● **GIVEN INFORMATION**:
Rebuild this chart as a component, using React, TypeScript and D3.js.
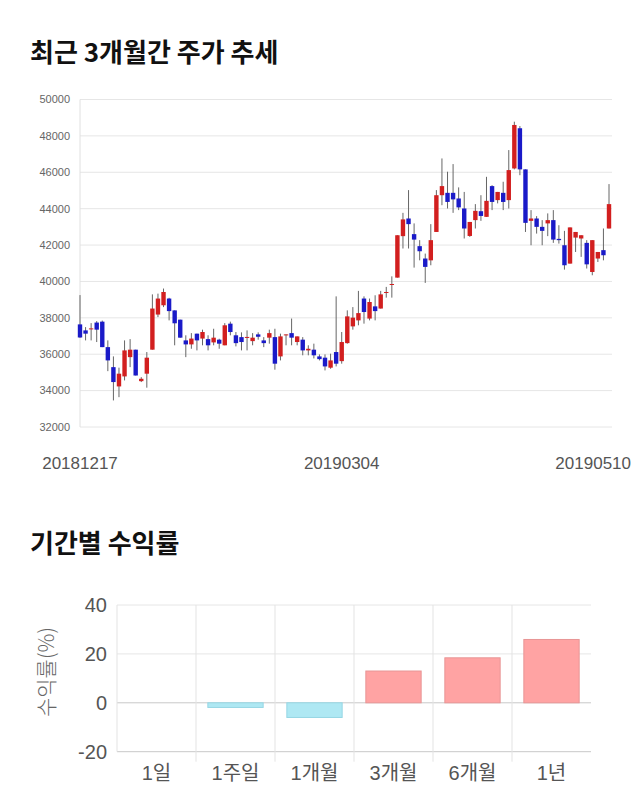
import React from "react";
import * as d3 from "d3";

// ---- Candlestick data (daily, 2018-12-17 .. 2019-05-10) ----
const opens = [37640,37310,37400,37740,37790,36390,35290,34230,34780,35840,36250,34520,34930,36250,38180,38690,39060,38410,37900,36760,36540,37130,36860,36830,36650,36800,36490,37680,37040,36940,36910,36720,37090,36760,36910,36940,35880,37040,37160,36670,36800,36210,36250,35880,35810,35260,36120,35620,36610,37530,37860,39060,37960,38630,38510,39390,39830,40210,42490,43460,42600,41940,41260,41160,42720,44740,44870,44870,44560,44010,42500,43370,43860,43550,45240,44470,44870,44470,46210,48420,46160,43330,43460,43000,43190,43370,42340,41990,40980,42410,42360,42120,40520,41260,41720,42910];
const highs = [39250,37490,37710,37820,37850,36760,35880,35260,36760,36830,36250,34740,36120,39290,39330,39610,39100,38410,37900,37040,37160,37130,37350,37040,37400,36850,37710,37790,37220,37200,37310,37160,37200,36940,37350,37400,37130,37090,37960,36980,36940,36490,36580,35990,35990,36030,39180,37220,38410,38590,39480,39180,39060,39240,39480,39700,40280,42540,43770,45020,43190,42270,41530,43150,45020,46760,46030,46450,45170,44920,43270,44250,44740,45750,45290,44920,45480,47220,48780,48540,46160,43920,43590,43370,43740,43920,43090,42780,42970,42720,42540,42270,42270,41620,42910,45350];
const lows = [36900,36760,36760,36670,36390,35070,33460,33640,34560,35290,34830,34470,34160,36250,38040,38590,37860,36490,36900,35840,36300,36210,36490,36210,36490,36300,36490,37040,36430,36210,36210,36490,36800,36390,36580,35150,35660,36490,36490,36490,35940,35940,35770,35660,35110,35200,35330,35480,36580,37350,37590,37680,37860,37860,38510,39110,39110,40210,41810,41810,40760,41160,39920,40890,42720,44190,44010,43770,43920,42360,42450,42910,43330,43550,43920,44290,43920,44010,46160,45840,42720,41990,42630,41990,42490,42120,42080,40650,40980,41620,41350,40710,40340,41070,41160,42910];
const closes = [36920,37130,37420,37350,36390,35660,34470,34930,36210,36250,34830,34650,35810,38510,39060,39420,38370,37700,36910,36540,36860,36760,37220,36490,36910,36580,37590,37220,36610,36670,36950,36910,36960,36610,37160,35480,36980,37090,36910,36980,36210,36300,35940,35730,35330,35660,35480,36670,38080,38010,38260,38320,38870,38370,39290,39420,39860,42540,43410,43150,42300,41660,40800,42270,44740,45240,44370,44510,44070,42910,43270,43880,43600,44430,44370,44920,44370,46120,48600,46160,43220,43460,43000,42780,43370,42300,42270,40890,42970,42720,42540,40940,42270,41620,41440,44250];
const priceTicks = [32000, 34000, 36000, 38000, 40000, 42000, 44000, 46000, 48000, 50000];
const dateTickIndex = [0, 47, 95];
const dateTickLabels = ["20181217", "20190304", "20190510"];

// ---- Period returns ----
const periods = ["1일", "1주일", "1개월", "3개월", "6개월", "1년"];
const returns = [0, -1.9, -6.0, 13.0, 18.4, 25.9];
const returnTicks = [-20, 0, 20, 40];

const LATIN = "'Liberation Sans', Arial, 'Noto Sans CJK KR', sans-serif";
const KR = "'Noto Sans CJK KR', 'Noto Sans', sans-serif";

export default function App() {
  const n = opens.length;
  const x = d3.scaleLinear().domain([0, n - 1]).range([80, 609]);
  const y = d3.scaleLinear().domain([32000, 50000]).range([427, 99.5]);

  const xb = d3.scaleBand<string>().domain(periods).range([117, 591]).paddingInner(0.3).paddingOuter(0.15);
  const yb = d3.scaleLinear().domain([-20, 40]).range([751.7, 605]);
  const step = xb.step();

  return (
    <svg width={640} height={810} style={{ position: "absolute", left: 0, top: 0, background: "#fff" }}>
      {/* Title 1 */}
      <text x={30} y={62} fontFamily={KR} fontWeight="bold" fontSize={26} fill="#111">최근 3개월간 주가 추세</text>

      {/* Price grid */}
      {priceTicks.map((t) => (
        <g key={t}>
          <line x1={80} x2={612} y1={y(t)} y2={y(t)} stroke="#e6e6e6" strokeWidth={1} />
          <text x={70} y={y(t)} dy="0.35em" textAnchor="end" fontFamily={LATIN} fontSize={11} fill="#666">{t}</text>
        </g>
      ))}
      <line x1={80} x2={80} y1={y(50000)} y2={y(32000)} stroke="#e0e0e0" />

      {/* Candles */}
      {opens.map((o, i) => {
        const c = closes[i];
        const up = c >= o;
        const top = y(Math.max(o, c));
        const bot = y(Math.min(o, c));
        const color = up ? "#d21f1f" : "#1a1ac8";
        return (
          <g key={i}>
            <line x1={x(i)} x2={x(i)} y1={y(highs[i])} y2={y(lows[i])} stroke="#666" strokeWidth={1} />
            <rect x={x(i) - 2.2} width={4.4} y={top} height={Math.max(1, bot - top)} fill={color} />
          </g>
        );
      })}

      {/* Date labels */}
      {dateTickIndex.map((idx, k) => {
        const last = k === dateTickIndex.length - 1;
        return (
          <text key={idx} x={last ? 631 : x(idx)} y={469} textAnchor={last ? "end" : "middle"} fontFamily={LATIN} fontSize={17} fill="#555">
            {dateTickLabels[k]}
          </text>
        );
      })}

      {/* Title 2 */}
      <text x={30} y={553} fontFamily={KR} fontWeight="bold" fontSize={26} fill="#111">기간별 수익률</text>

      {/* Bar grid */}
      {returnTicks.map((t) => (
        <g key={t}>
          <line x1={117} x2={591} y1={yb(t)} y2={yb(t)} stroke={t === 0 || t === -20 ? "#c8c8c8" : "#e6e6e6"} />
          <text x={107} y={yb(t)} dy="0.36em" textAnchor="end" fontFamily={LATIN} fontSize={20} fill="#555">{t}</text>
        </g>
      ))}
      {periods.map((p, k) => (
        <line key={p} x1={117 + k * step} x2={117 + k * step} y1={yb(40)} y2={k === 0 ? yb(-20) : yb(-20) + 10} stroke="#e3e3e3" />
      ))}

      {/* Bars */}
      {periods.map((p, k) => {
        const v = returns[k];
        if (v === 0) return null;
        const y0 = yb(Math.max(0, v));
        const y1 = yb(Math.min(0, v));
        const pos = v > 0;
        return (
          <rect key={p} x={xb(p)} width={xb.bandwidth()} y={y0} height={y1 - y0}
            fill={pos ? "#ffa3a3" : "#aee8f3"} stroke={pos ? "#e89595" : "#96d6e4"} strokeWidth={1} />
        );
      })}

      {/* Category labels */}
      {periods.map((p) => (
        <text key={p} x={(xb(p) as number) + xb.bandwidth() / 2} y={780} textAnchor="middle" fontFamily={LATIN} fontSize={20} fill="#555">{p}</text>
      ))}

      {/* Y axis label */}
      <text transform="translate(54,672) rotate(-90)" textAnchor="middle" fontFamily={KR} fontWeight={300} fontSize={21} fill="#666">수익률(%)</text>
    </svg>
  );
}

● **SET PROBLEM**:
Skip the pictures and restate exactly the lines from the beginning of the listing to the line with "import * as", that line included.

● **RESULT OF THIS EXERCISE**:
Rebuild this chart as a component, using React, TypeScript and D3.js.
import React from "react";
import * as d3 from "d3";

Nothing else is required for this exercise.